Every woman will have her own unique set of responses to menopause. The good news, however, is that post-menopausal women respond to sexual cues similarly to pre-menopausal women; they are also more likely than pre-menopausal women to respond to love and emotional bonding cues from their partners.

In other words, not only can they respond sexually, they do respond sexually, much as they did before menopause.

Who's Most Likely to Have a Drop in Libido?

For many women, menopause does not mean a loss of sexual response. That said, it may be more likely if you:

Treatment Options

Unfortunately, there are no medications that are FDA-approved to treat low libido in post-menopausal women. However, after discussing your individual situation with your doctor, they can help you determine if receiving estrogen or testosterone through off-label hormone therapy may be a solution for you.

There are also various products available that can help to make sex more enjoyable if you've been experiencing dryness and other discomfort.
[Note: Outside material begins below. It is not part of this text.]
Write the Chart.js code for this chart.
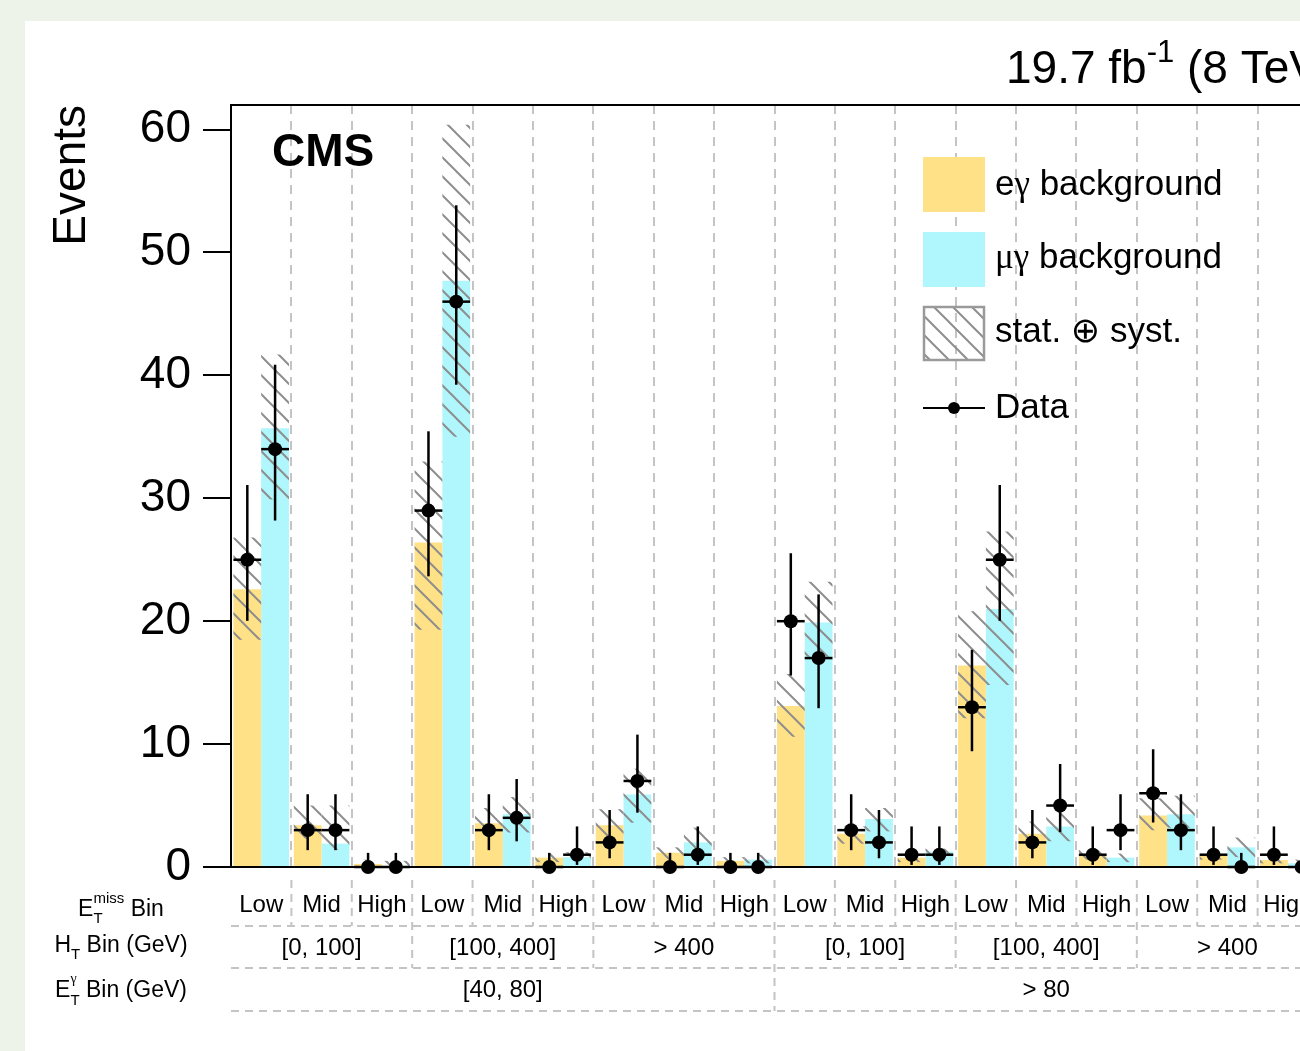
<!DOCTYPE html>
<html>
<head>
<meta charset="utf-8">
<script src="https://cdn.jsdelivr.net/npm/chart.js@4.4.1/dist/chart.umd.min.js"></script>
<style>
  html, body { margin: 0; padding: 0; overflow: hidden; width: 1300px; height: 1051px; background: #edf3e8; }
  #panel { position: absolute; left: 25px; top: 21px; width: 1400px; height: 1100px; background: #fff; }
  #c { position: absolute; left: 0; top: 0; }
</style>
</head>
<body>
<div id="panel"></div>
<canvas id="c" width="1340" height="1051"></canvas>
<script>
// ─── DATA ────────────────────────────────────────────────────────────────
const metBins = ['Low', 'Mid', 'High', 'Low', 'Mid', 'High', 'Low', 'Mid', 'High',
                 'Low', 'Mid', 'High', 'Low', 'Mid', 'High', 'Low', 'Mid', 'High'];
const htBins = ['[0, 100]', '[100, 400]', '> 400', '[0, 100]', '[100, 400]', '> 400'];
const etgBins = ['[40, 80]', '> 80'];

// predicted backgrounds
const egBkg = [22.6, 3.4, 0.25, 26.4, 3.55, 0.76, 3.4, 1.16, 0.5, 13.1, 2.7, 0.76, 16.4, 2.7, 0.98, 4.2, 0.9, 0.57];
const mgBkg = [35.7, 1.9, 0.1, 47.7, 4.3, 0.8, 5.9, 2.0, 0.6, 19.9, 3.9, 1.25, 21.0, 3.3, 0.76, 4.3, 1.6, 0.3];

// stat (+) syst band, lower and upper edge
const egUncLo = [18.5, 2.3, 0.0, 19.3, 2.6, 0.4, 2.0, 0.6, 0.3, 10.6, 1.9, 0.4, 12.1, 2.0, 0.6, 3.0, 0.6, 0.3];
const egUncHi = [26.8, 5.0, 0.6, 33.0, 4.8, 1.1, 4.7, 1.6, 0.8, 15.7, 3.3, 1.1, 20.8, 3.7, 1.4, 5.6, 1.2, 0.9];
const mgUncLo = [29.9, 1.4, 0.0, 35.0, 2.8, 0.5, 3.6, 1.1, 0.3, 17.1, 2.9, 1.0, 14.8, 2.1, 0.4, 3.2, 0.8, 0.1];
const mgUncHi = [41.7, 5.0, 0.5, 60.4, 5.7, 1.2, 8.0, 3.2, 1.0, 23.2, 4.8, 1.5, 27.3, 4.5, 1.1, 5.8, 2.4, 0.6];

// observed events and their error bars
const egData = [25, 3, 0, 29, 3, 0, 2, 0, 0, 20, 3, 1, 13, 2, 1, 6, 1, 1];
const mgData = [34, 3, 0, 46, 4, 1, 7, 1, 0, 17, 2, 1, 25, 5, 3, 3, 0, 0];
const egErrLo = [4.97, 1.63, 0, 5.35, 1.63, 0, 1.29, 0, 0, 4.42, 1.63, 0.83, 3.58, 1.29, 0.83, 2.38, 0.83, 0.83];
const egErrHi = [6.08, 2.92, 1.15, 6.45, 2.92, 1.15, 2.64, 1.15, 1.15, 5.53, 2.92, 2.30, 4.67, 2.64, 2.30, 3.58, 2.30, 2.30];
const mgErrLo = [5.81, 1.63, 0, 6.76, 1.91, 0.83, 2.58, 0.83, 0, 4.08, 1.29, 0.83, 4.97, 2.16, 1.63, 1.63, 0, 0];
const mgErrHi = [6.87, 2.92, 1.15, 7.84, 3.16, 2.30, 3.77, 2.30, 1.15, 5.18, 2.64, 2.30, 6.08, 3.38, 2.92, 2.92, 1.15, 1.15];

const yMin = 0, yMax = 62, yStep = 10;

// ─── STYLE ───────────────────────────────────────────────────────────────
const F = '"Liberation Sans", Arial, Helvetica, "DejaVu Sans", sans-serif';
const G = '"Liberation Serif", "DejaVu Serif", serif';
const egColor = '#ffe187';
const mgColor = '#aff7fc';
const catPct = 0.92;
const half = catPct / 4;   // sub-bar centre offset from bin centre (bin units)
const perHt = metBins.length / htBins.length;
const perEtg = metBins.length / etgBins.length;

function makeHatch() {
  const s = 19, c = document.createElement('canvas');
  c.width = s; c.height = s;
  const g = c.getContext('2d');
  g.strokeStyle = '#8e8e8e'; g.lineWidth = 2;
  g.beginPath();
  g.moveTo(-2, -2); g.lineTo(s + 2, s + 2);
  g.moveTo(-2, s - 2); g.lineTo(2, s + 2);
  g.moveTo(s - 2, -2); g.lineTo(s + 2, 2);
  g.stroke();
  return g.createPattern(c, 'repeat');
}
const hatch = makeHatch();

function richText(ctx, parts, x, base, align) {
  const widths = parts.map(p => { ctx.font = `${p.b ? 'bold ' : ''}${p.s}px ${p.f || F}`; return ctx.measureText(p.t).width; });
  let cur = 0, hold = 0;
  const xs = [];
  parts.forEach((p, i) => {
    xs.push(cur);
    const end = cur + widths[i];
    if (p.keep) hold = Math.max(hold, end);
    else { cur = Math.max(end, hold); hold = 0; }
  });
  const start = align === 'center' ? x - cur / 2 : x;
  ctx.textAlign = 'left';
  ctx.textBaseline = 'alphabetic';
  parts.forEach((p, i) => {
    ctx.font = `${p.b ? 'bold ' : ''}${p.s}px ${p.f || F}`;
    ctx.fillText(p.t, start + xs[i], base + (p.dy || 0));
  });
}

function seg(ctx, x1, y1, x2, y2) {
  ctx.beginPath(); ctx.moveTo(x1, y1); ctx.lineTo(x2, y2); ctx.stroke();
}

// ─── PLUGIN: error bars, frame, labels, legend ───────────────────────────
const decor = {
  id: 'decor',
  afterDatasetsDraw(chart) {
    const { ctx, scales: { x, y } } = chart;
    ctx.save();
    ctx.strokeStyle = '#000'; ctx.lineWidth = 2.5;
    [[egData, egErrLo, egErrHi, -half], [mgData, mgErrLo, mgErrHi, half]].forEach(([d, lo, hi, off]) => {
      d.forEach((v, i) => {
        const c = i + 0.5 + off;
        const px = x.getPixelForValue(c);
        const py = y.getPixelForValue(v);
        seg(ctx, x.getPixelForValue(c - half), py, x.getPixelForValue(c + half), py);
        seg(ctx, px, y.getPixelForValue(v - lo[i]), px, y.getPixelForValue(v + hi[i]));
      });
    });
    ctx.restore();
  },
  afterDraw(chart) {
    const { ctx, chartArea: a, scales: { x } } = chart;
    ctx.save();
    // frame
    ctx.strokeStyle = '#000'; ctx.lineWidth = 2;
    ctx.strokeRect(a.left, a.top, a.right - a.left, a.bottom - a.top);

    // bin table below the axis
    ctx.strokeStyle = '#c4c4c4'; ctx.lineWidth = 2; ctx.setLineDash([8, 6]);
    const rows = [926, 968, 1011];
    rows.forEach(r => seg(ctx, a.left, r, a.right, r));
    for (let i = 1; i < metBins.length; i++) {
      const px = x.getPixelForValue(i);
      const end = i % perEtg === 0 ? rows[2] : i % perHt === 0 ? rows[1] : rows[0];
      seg(ctx, px, 880, px, end);
    }
    ctx.setLineDash([]);
    ctx.fillStyle = '#000';
    ctx.textAlign = 'center'; ctx.textBaseline = 'alphabetic';
    ctx.font = `24px ${F}`;
    metBins.forEach((t, i) => ctx.fillText(t, x.getPixelForValue(i + 0.5), 912));
    htBins.forEach((t, j) => ctx.fillText(t, x.getPixelForValue(j * perHt + perHt / 2), 955));
    etgBins.forEach((t, k) => ctx.fillText(t, x.getPixelForValue(k * perEtg + perEtg / 2), 997));

    // row titles
    richText(ctx, [{ t: 'E', s: 23 }, { t: 'T', s: 15, dy: 7, keep: true }, { t: 'miss', s: 15, dy: -13 }, { t: ' Bin', s: 23 }], 121, 916, 'center');
    richText(ctx, [{ t: 'H', s: 23 }, { t: 'T', s: 15, dy: 7 }, { t: ' Bin (GeV)', s: 23 }], 121, 952, 'center');
    richText(ctx, [{ t: 'E', s: 23 }, { t: 'T', s: 15, dy: 8, keep: true }, { t: 'γ', s: 14, f: G, dy: -14 }, { t: ' Bin (GeV)', s: 23 }], 121, 997, 'center');

    // y title
    ctx.save();
    ctx.translate(85, a.top);
    ctx.rotate(-Math.PI / 2);
    ctx.textAlign = 'right'; ctx.font = `46px ${F}`;
    ctx.fillText('Events', 0, 0);
    ctx.restore();

    // CMS label and lumi
    ctx.textAlign = 'left';
    ctx.font = `bold 46px ${F}`;
    ctx.fillText('CMS', a.left + 41, 166);
    richText(ctx, [{ t: '19.7 fb', s: 46 }, { t: '-1', s: 31, dy: -21 }, { t: ' (8 TeV)', s: 46 }], 1006, 83, 'left');

    // legend
    const lx = 923, lw = 62, lh = 55;
    ctx.fillStyle = egColor; ctx.fillRect(lx, 157, lw, lh);
    ctx.fillStyle = mgColor; ctx.fillRect(lx, 232, lw, lh);
    ctx.fillStyle = hatch; ctx.fillRect(lx, 306, lw, lh);
    ctx.strokeStyle = '#9a9a9a'; ctx.lineWidth = 2.5; ctx.strokeRect(lx + 1, 307, lw - 2, lh - 2);
    ctx.strokeStyle = '#000'; ctx.lineWidth = 2;
    seg(ctx, lx, 408, lx + lw, 408);
    ctx.fillStyle = '#000';
    ctx.beginPath(); ctx.arc(lx + lw / 2, 408, 6, 0, Math.PI * 2); ctx.fill();
    const tx = 995;
    richText(ctx, [{ t: 'e', s: 35 }, { t: 'γ', s: 35, f: G }, { t: ' background', s: 35 }], tx, 195, 'left');
    richText(ctx, [{ t: 'μγ', s: 35, f: G }, { t: ' background', s: 35 }], tx, 268, 'left');
    richText(ctx, [{ t: 'stat. ⊕ syst.', s: 35 }], tx, 342, 'left');
    richText(ctx, [{ t: 'Data', s: 35 }], tx, 418, 'left');
    ctx.restore();
  }
};

// ─── CHART ───────────────────────────────────────────────────────────────
const pointOpts = { type: 'line', showLine: false, pointRadius: 7, pointHoverRadius: 7,
  pointBackgroundColor: '#000', pointBorderWidth: 0, order: 0, clip: false };

new Chart(document.getElementById('c'), {
  type: 'bar',
  data: {
    datasets: [
      { ...pointOpts, label: 'Data eγ', data: egData.map((v, i) => ({ x: i + 0.5 - half, y: v })) },
      { ...pointOpts, label: 'Data μγ', data: mgData.map((v, i) => ({ x: i + 0.5 + half, y: v })) },
      { label: 'eγ stat. ⊕ syst.', stack: 'eg', order: 1, backgroundColor: hatch,
        data: egUncLo.map((lo, i) => ({ x: i + 0.5, y: [lo, egUncHi[i]] })) },
      { label: 'μγ stat. ⊕ syst.', stack: 'mg', order: 1, backgroundColor: hatch,
        data: mgUncLo.map((lo, i) => ({ x: i + 0.5, y: [lo, mgUncHi[i]] })) },
      { label: 'eγ background', stack: 'eg', order: 2, backgroundColor: egColor,
        data: egBkg.map((v, i) => ({ x: i + 0.5, y: v })) },
      { label: 'μγ background', stack: 'mg', order: 2, backgroundColor: mgColor,
        data: mgBkg.map((v, i) => ({ x: i + 0.5, y: v })) }
    ]
  },
  options: {
    responsive: false,
    animation: false,
    layout: { padding: { top: 105, right: 22, left: 0, bottom: 0 } },
    datasets: { bar: { categoryPercentage: catPct, barPercentage: 1, borderWidth: 0 } },
    plugins: { legend: { display: false }, tooltip: { enabled: false } },
    scales: {
      x: {
        type: 'linear', min: 0, max: metBins.length, offset: false,
        afterFit(s) { s.height = 1051 - 867; },
        ticks: { display: false, stepSize: 1 },
        grid: { offset: false, drawTicks: false, lineWidth: 2,
          color: c => (c.tick && c.tick.value > 0 && c.tick.value < metBins.length) ? '#c4c4c4' : 'rgba(0,0,0,0)' },
        border: { display: false, dash: [9, 7] }
      },
      y: {
        min: yMin, max: yMax, stacked: false,
        afterFit(s) { s.width = 231; },
        ticks: { stepSize: yStep, includeBounds: false, color: '#000', padding: 12, font: { family: F, size: 46 } },
        grid: { drawOnChartArea: false, tickLength: 28, color: '#000', lineWidth: 2 },
        border: { display: true, color: '#000', width: 2 }
      }
    }
  },
  plugins: [decor]
});
</script>
</body>
</html>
These include over-the-counter vaginal lubricants and moisturizers, as well as an FDA-approved clitoral therapy device that can help to increase lubrication and the ability to achieve orgasm. While these options won't increase your drive, they may make the idea of having sex more appealing if you've been avoiding it due to your symptoms.

Remember, though, that it's not just hormones that can play a role in a decrease of sexual desire. Various emotional factors can contribute to it as well. As such, your doctor may recommend you visit a sex therapist or attend couples' counseling in an effort to communicate with your partner about how to increase intimacy and feelings of desire. You may find that planning a romantic evening, talking about things that arouse you, or viewing erotic materials together will help spark the mood faster than other interventions.

A Word From Verywell

You deserve to have a healthy sex life and a thriving relationship during menopause and beyond. If you notice a drop in libido and it’s distressing to you, talk to your medical provider. Together you can explore the possible causes and discuss all the possible treatments.